Rezension

Ein düsteres Kapitel amerikanischer Geschichte – ein aufwühlendes Thema nüchtern erzählt

Underground Railroad
von Colson Whitehead

Bewertet mit 4 Sternen

Die junge Cora lebt, wie andere unzählige Schwarze auf einer Baumwollplantage in Georgia. Ihre Leben besteht aus harter, mühsamer Arbeit, Leid und Quälerei. Die Plantagenbesitzer behandeln ihre Sklaven oft schlimmer als Tiere. Viele träumen von Flucht und einem freien Leben. Eines Tages erfährt Cora durch einen anderen Sklaven von dem geheimen Fluchtnetzwerk Underground Railroad. Zusammen mit ihm gelingt es der jungen Schwarzen zu fliehen. Ob am Ende ihrer gefährlichen und strapaziösen Reise wirklich die Freiheit wartet?

Meine Meinung:

„Underground Railroad“ von Colson Whitehead ist mir aufgrund seiner derzeitigen Popularität aufgefallen, erfolgreich, hochgelobt und mit dem Pulitzer-Preis ausgezeichnet, ein Roman den man gelesen haben muss. Mich hat die Lektüre mit zwiespältigen Gefühlen zurückgelassen.
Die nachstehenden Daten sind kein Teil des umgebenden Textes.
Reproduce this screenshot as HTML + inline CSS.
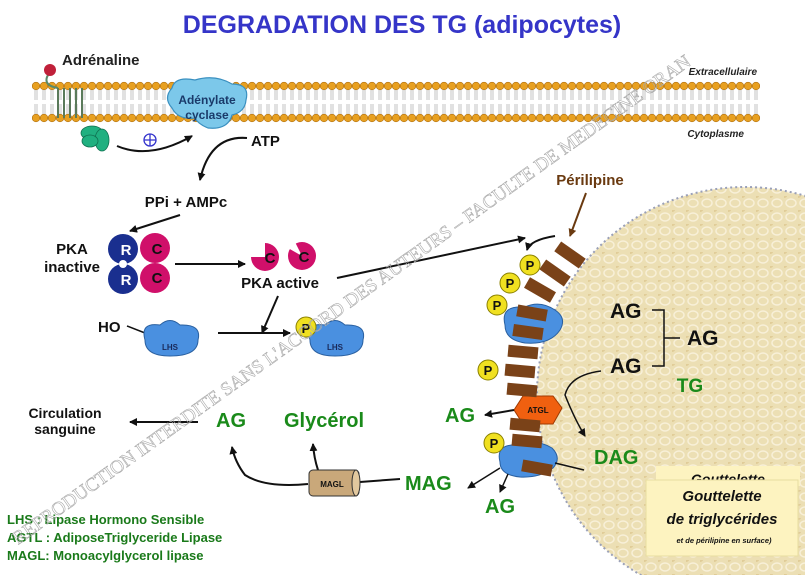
<!DOCTYPE html>
<html><head><meta charset="utf-8"><style>
html,body{margin:0;padding:0;background:#fff;}
svg{display:block;font-family:"Liberation Sans",Arial,sans-serif;}
</style></head><body>
<svg width="805" height="575" viewBox="0 0 805 575" xmlns="http://www.w3.org/2000/svg">
<defs>
<pattern id="heads" x="32" y="0" width="8" height="200" patternUnits="userSpaceOnUse">
<circle cx="4" cy="86" r="3.8" fill="#e8a020" stroke="#b07010" stroke-width="0.6"/>
<circle cx="4" cy="118" r="3.8" fill="#e8a020" stroke="#b07010" stroke-width="0.6"/>
<path d="M3 90 V100 M5 90 V100 M3 104 V114 M5 104 V114" stroke="#aaa" stroke-width="0.7"/>
</pattern>
<pattern id="tex" width="14" height="14" patternUnits="userSpaceOnUse">
<rect width="14" height="14" fill="#ecdfb4"/>
<ellipse cx="7" cy="7" rx="5" ry="4" fill="none" stroke="#f8f0d8" stroke-width="1.5"/>
<ellipse cx="0" cy="0" rx="3" ry="2" fill="#e0cc98"/>
</pattern>
<marker id="ar" markerWidth="8" markerHeight="8" refX="7" refY="4" orient="auto" markerUnits="userSpaceOnUse"><path d="M0 0 L8 4 L0 8 Z" fill="#111"/></marker>
<marker id="arb" markerWidth="8" markerHeight="8" refX="7" refY="4" orient="auto" markerUnits="userSpaceOnUse"><path d="M0 0 L8 4 L0 8 Z" fill="#6a3a10"/></marker>
</defs>

<circle cx="745" cy="395" r="208" fill="url(#tex)" stroke="#9aa0b8" stroke-width="2" stroke-dasharray="2 3"/>

<text x="402" y="33" text-anchor="middle" font-size="25" font-weight="bold" fill="#3535c8">DEGRADATION DES TG (adipocytes)</text>

<rect x="32" y="80" width="728" height="44" fill="url(#heads)"/>
<text x="757" y="75" text-anchor="end" font-size="10" font-style="italic" font-weight="bold" fill="#222">Extracellulaire</text>
<text x="744" y="137" text-anchor="end" font-size="10" font-style="italic" font-weight="bold" fill="#222">Cytoplasme</text>

<path d="M50 72 Q40 85 58 88" stroke="#5a8a6a" stroke-width="2" fill="none"/>
<g stroke="#5a7a5a" stroke-width="2" fill="none"><path d="M58 88 V118 M64 88 V118 M70 88 V118 M76 88 V118 M82 88 V118"/></g>
<circle cx="50" cy="70" r="6" fill="#c0203a"/>
<text x="62" y="65" font-size="15" font-weight="bold" fill="#222">Adrénaline</text>
<g fill="#20b080" stroke="#107050" stroke-width="0.8"><ellipse cx="92" cy="133" rx="11" ry="7"/><ellipse cx="102" cy="140" rx="7" ry="11"/><ellipse cx="90" cy="141" rx="8" ry="6"/></g>
<path d="M117 146 Q150 160 192 136" stroke="#111" stroke-width="2" fill="none" marker-end="url(#ar)"/>
<circle cx="150" cy="140" r="6" fill="none" stroke="#3333cc" stroke-width="1.3"/><path d="M144 140 H156 M150 134 V146" stroke="#3333cc" stroke-width="1.3"/>

<path d="M172 88 Q175 76 195 80 Q215 74 232 84 Q250 84 246 100 Q245 112 232 115 Q228 130 208 128 Q198 124 195 118 Q178 120 172 108 Q163 98 172 88Z" fill="#7cc8ea" stroke="#3a90c0" stroke-width="1.2"/>
<text x="207" y="104" text-anchor="middle" font-size="12" font-weight="bold" fill="#1a3a6a">Adénylate</text>
<text x="207" y="119" text-anchor="middle" font-size="12" font-weight="bold" fill="#1a3a6a">cyclase</text>
<text x="251" y="146" font-size="15" font-weight="bold" fill="#111">ATP</text>
<path d="M247 138 Q210 135 200 180" stroke="#111" stroke-width="2" fill="none" marker-end="url(#ar)"/>
<text x="186" y="207" text-anchor="middle" font-size="15" font-weight="bold" fill="#111">PPi + AMPc</text>
<path d="M180 215 L130 231" stroke="#111" stroke-width="2" fill="none" marker-end="url(#ar)"/>

<text x="72" y="254" text-anchor="middle" font-size="15" font-weight="bold" fill="#111">PKA</text>
<text x="72" y="272" text-anchor="middle" font-size="15" font-weight="bold" fill="#111">inactive</text>
<circle cx="123" cy="249" r="15" fill="#1a2f8f"/><circle cx="123" cy="279" r="15" fill="#1a2f8f"/>
<circle cx="123" cy="264" r="4" fill="#fff"/>
<circle cx="155" cy="248" r="15" fill="#d0106a"/><circle cx="155" cy="278" r="15" fill="#d0106a"/>
<path d="M140 256 L148 263 L140 270Z" fill="#fff"/>
<text x="126" y="255" text-anchor="middle" font-size="15" font-weight="bold" fill="#fff">R</text>
<text x="126" y="285" text-anchor="middle" font-size="15" font-weight="bold" fill="#fff">R</text>
<text x="157" y="254" text-anchor="middle" font-size="15" font-weight="bold" fill="#111">C</text>
<text x="157" y="283" text-anchor="middle" font-size="15" font-weight="bold" fill="#111">C</text>
<path d="M175 264 H245" stroke="#111" stroke-width="2" marker-end="url(#ar)"/>
<path d="M265 257 m-14 0 a14 14 0 1 0 14 -14 L265 257Z" fill="#d0106a"/>
<circle cx="302" cy="256" r="14" fill="#d0106a"/><path d="M302 256 L288 248 L294 240Z" fill="#fff"/>
<text x="270" y="263" text-anchor="middle" font-size="15" font-weight="bold" fill="#111">C</text>
<text x="304" y="262" text-anchor="middle" font-size="15" font-weight="bold" fill="#111">C</text>
<text x="280" y="288" text-anchor="middle" font-size="15" font-weight="bold" fill="#111">PKA active</text>
<path d="M337 278 L525 238" stroke="#111" stroke-width="2" marker-end="url(#ar)"/>
<path d="M278 296 L262 333" stroke="#111" stroke-width="2" marker-end="url(#ar)"/>

<text x="98" y="332" font-size="15" font-weight="bold" fill="#111">HO</text>
<path d="M127 326 L145 333" stroke="#111" stroke-width="1.5"/>
<path d="M145 340 Q140 322 160 325 Q170 316 180 325 Q202 324 198 340 Q198 356 170 356 Q145 356 145 340Z" fill="#4a90e0" stroke="#2a60a0"/>
<text x="170" y="350" text-anchor="middle" font-size="8" font-weight="bold" fill="#1a2a5a">LHS</text>
<path d="M218 333 H290" stroke="#111" stroke-width="2" marker-end="url(#ar)"/>
<path d="M310 340 Q305 322 325 325 Q335 316 345 325 Q367 324 363 340 Q363 356 335 356 Q310 356 310 340Z" fill="#4a90e0" stroke="#2a60a0"/>
<text x="335" y="350" text-anchor="middle" font-size="8" font-weight="bold" fill="#1a2a5a">LHS</text>
<circle cx="306" cy="327" r="10" fill="#f0e020" stroke="#8a8000"/>
<text x="306" y="333" text-anchor="middle" font-size="13" font-weight="bold" fill="#111">P</text>

<text x="590" y="185" text-anchor="middle" font-size="15" font-weight="bold" fill="#6a3a10">Périlipine</text>
<path d="M586 193 L570 236" stroke="#6a3a10" stroke-width="2" marker-end="url(#arb)"/>
<path d="M555 236 Q530 240 527 250" stroke="#111" stroke-width="2" fill="none" marker-end="url(#ar)"/>
<path d="M505 325 Q500 305 525 307 Q540 300 555 310 Q567 318 560 330 Q550 345 525 343 Q505 340 505 325Z" fill="#4a90e0" stroke="#2a60a0"/>
<path d="M500 462 Q495 443 520 445 Q535 438 552 448 Q562 458 553 468 Q540 478 520 477 Q500 475 500 462Z" fill="#4a90e0" stroke="#2a60a0"/>
<polygon points="523,396 553,396 562,408 553,424 523,424 514,410" fill="#f06010" stroke="#a03a00"/>
<text x="538" y="413" text-anchor="middle" font-size="8" font-weight="bold" fill="#111">ATGL</text>
<g fill="#7a4218">
<rect x="-15" y="-6" width="30" height="12" transform="translate(570,255) rotate(35)"/>
<rect x="-15" y="-6" width="30" height="12" transform="translate(555,273) rotate(35)"/>
<rect x="-15" y="-6" width="30" height="12" transform="translate(540,290) rotate(30)"/>
<rect x="-15" y="-6" width="30" height="12" transform="translate(532,313) rotate(10)"/>
<rect x="-15" y="-6" width="30" height="12" transform="translate(528,332) rotate(8)"/>
<rect x="-15" y="-6" width="30" height="12" transform="translate(523,352) rotate(5)"/>
<rect x="-15" y="-6" width="30" height="12" transform="translate(520,371) rotate(5)"/>
<rect x="-15" y="-6" width="30" height="12" transform="translate(522,390) rotate(5)"/>
<rect x="-15" y="-6" width="30" height="12" transform="translate(525,425) rotate(5)"/>
<rect x="-15" y="-6" width="30" height="12" transform="translate(527,441) rotate(5)"/>
<rect x="-15" y="-6" width="30" height="12" transform="translate(537,468) rotate(10)"/>
</g>
<g fill="#f0e020" stroke="#8a8000">
<circle cx="530" cy="265" r="10"/><circle cx="510" cy="283" r="10"/><circle cx="497" cy="305" r="10"/><circle cx="488" cy="370" r="10"/><circle cx="494" cy="443" r="10"/>
</g>
<g font-size="13" font-weight="bold" fill="#111" text-anchor="middle">
<text x="530" y="270">P</text><text x="510" y="288">P</text><text x="497" y="310">P</text><text x="488" y="375">P</text><text x="494" y="448">P</text>
</g>

<g font-size="21" font-weight="bold" fill="#111">
<text x="610" y="318">AG</text><text x="610" y="373">AG</text><text x="687" y="345">AG</text>
</g>
<path d="M652 310 H664 V366 H652 M664 338 H680" stroke="#111" stroke-width="1.5" fill="none"/>
<text x="690" y="392" text-anchor="middle" font-size="19" font-weight="bold" fill="#1a8a1a">TG</text>
<path d="M601 371 Q570 375 565 395 Q575 420 585 436" stroke="#111" stroke-width="1.5" fill="none" marker-end="url(#ar)"/>
<path d="M514 410 L485 415" stroke="#111" stroke-width="2" marker-end="url(#ar)"/>
<path d="M500 468 L468 488" stroke="#111" stroke-width="1.5" marker-end="url(#ar)"/>
<path d="M508 474 L500 492" stroke="#111" stroke-width="1.5" marker-end="url(#ar)"/>
<path d="M555 463 L584 470" stroke="#111" stroke-width="1.5"/>

<g font-size="20" font-weight="bold" fill="#1a8a1a">
<text x="445" y="422">AG</text>
<text x="594" y="464">DAG</text>
<text x="405" y="490">MAG</text>
<text x="485" y="513">AG</text>
<text x="216" y="427">AG</text>
<text x="284" y="427">Glycérol</text>
</g>

<path d="M400 479 L360 482" stroke="#111" stroke-width="2"/>
<path d="M308 484 Q265 488 245 475 Q235 462 232 447" stroke="#111" stroke-width="2" fill="none" marker-end="url(#ar)"/>
<path d="M318 470 Q314 458 313 444" stroke="#111" stroke-width="2" fill="none" marker-end="url(#ar)"/>
<rect x="309" y="470" width="50" height="26" rx="4" fill="#c9a87a" stroke="#333"/>
<ellipse cx="356" cy="483" rx="4" ry="13" fill="#e2c89e" stroke="#333"/>
<text x="332" y="487" text-anchor="middle" font-size="8" font-weight="bold" fill="#111">MAGL</text>

<text x="65" y="418" text-anchor="middle" font-size="14" font-weight="bold" fill="#111">Circulation</text>
<text x="65" y="434" text-anchor="middle" font-size="14" font-weight="bold" fill="#111">sanguine</text>
<path d="M198 422 H130" stroke="#111" stroke-width="2" marker-end="url(#ar)"/>

<rect x="656" y="466" width="144" height="20" fill="#fdf3c0"/>
<text x="728" y="484" text-anchor="middle" font-size="14" font-weight="bold" font-style="italic" fill="#111">Gouttelette</text>
<rect x="646" y="480" width="152" height="76" fill="#fdf3c0" stroke="#e8dca0"/>
<text x="722" y="501" text-anchor="middle" font-size="15" font-weight="bold" font-style="italic" fill="#111">Gouttelette</text>
<text x="722" y="524" text-anchor="middle" font-size="15" font-weight="bold" font-style="italic" fill="#111">de triglycérides</text>
<text x="724" y="543" text-anchor="middle" font-size="7.5" font-weight="bold" font-style="italic" fill="#111">et de périlipine en surface)</text>

<g font-size="13" font-weight="bold" fill="#1a7a1a">
<text x="7" y="524">LHS : Lipase Hormono Sensible</text>
<text x="7" y="542">AGTL : AdiposeTriglyceride Lipase</text>
<text x="7" y="560">MAGL: Monoacylglycerol lipase</text>
</g>

<text x="0" y="0" transform="translate(18,545) rotate(-35.5)" font-family="'Liberation Serif',serif" font-size="19" fill="none" stroke="#aaa" stroke-width="0.6">REPRODUCTION INTERDITE SANS L'ACCORD DES AUTEURS – FACULTE DE MEDECINE ORAN</text>
</svg>
</body></html>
Erzählt wird die Geschichte der Sklavin Cora, der die Flucht von einer Baumwollplantage in Georgia mit Hilfe des Netzwerks Underground Railroad gelingt. Whitehead stellt dieses Netzwerk im Buch als eine fiktive Eisenbahnlinie untertage dar. In Wahrheit erhielt das Netzwerk seinen populären Namen, weil man sich der Ausdrücke aus der Welt der Eisenbahn bediente, um so verschlüsselte Botschaften zu übermitteln. So war zum Beispiel „Station“ eine Unterkunft für Flüchtlinge und die Flüchtenden bezeichnete man als „Passengers“. 

Die Erlebnisse, die Cora auf ihrer beschwerlichen Reise miterleben muss, sind eine Aneinanderreihung von Grausamkeiten. Menschen sterben, werden brutal niedergemetzelt, erhängt, missbraucht. Die flüchtenden Sklaven und ihre Helfer erleiden unvorstellbare Qualen. 
Colson Whitehead gönnt Cora keine Pause, auf ihrer Flucht quer durch Amerika erlebt sie Unvorstellbares, immer die Hoffnung auf Freiheit im Herzen. 

Whitehead lässt Bilder im Kopf entstehen, die einem nicht kalt lassen können, Bilder, die berühren, schockieren und wütend machen. Und immer mit dem Wissen, dass dies alles grausame Realität war: Menschen wurden zu Sklaven aufgrund ihrer Hautfarbe, wurden gefoltert, verkauft und misshandelt. 

Dennoch hatte ich stellenweise Mühe, dieses Buch zu lesen. Es fiel mir teilweise schwer, der Geschichte konzentriert und gespannt zu folgen. Bei aller Emotionalität, die dieses Thema hervorruft, hat mich der nüchterne, fast neutrale Erzählstil nur vereinzelt erreicht. Die Protagonisten, egal ob Sklave, Helfer oder Plantagenbesitzer, sind wenig greifbar, distanziert, fast möchte ich sagen farblos. 

Mein Fazit:
„Underground Railroad“ von Colson Whitehead ist meiner Meinung nach zurecht mit dem Pulitzer-Preis ausgezeichnet worden. Das Thema „Diskriminierung“ egal in welcher Form ist stets aktuell. Sogenannte „Feindbilder“ sind in den Köpfen vieler Menschen allgegenwärtig, sie bieten das Ziel um Hass zu projizieren und Gewalttaten zu rechtfertigen. 

Auch wenn mich „Underground Railroad“ aufgrund seiner nüchternen Erzählweise nicht wirklich emotional berühren konnte, so ist das Buch dennoch großartige, lesenswerte und wichtige Literatur. Es beschreibt anspruchsvoll eines der dunkelsten Kapitel in der Geschichte Amerikas. Leider sind Folter und Diskriminierung verfolgter Menschen keine Fehler aus unserer geschichtlichen Vergangenheit. Die gleichen Vergehen werden nach wie vor überall auf der Welt begangen.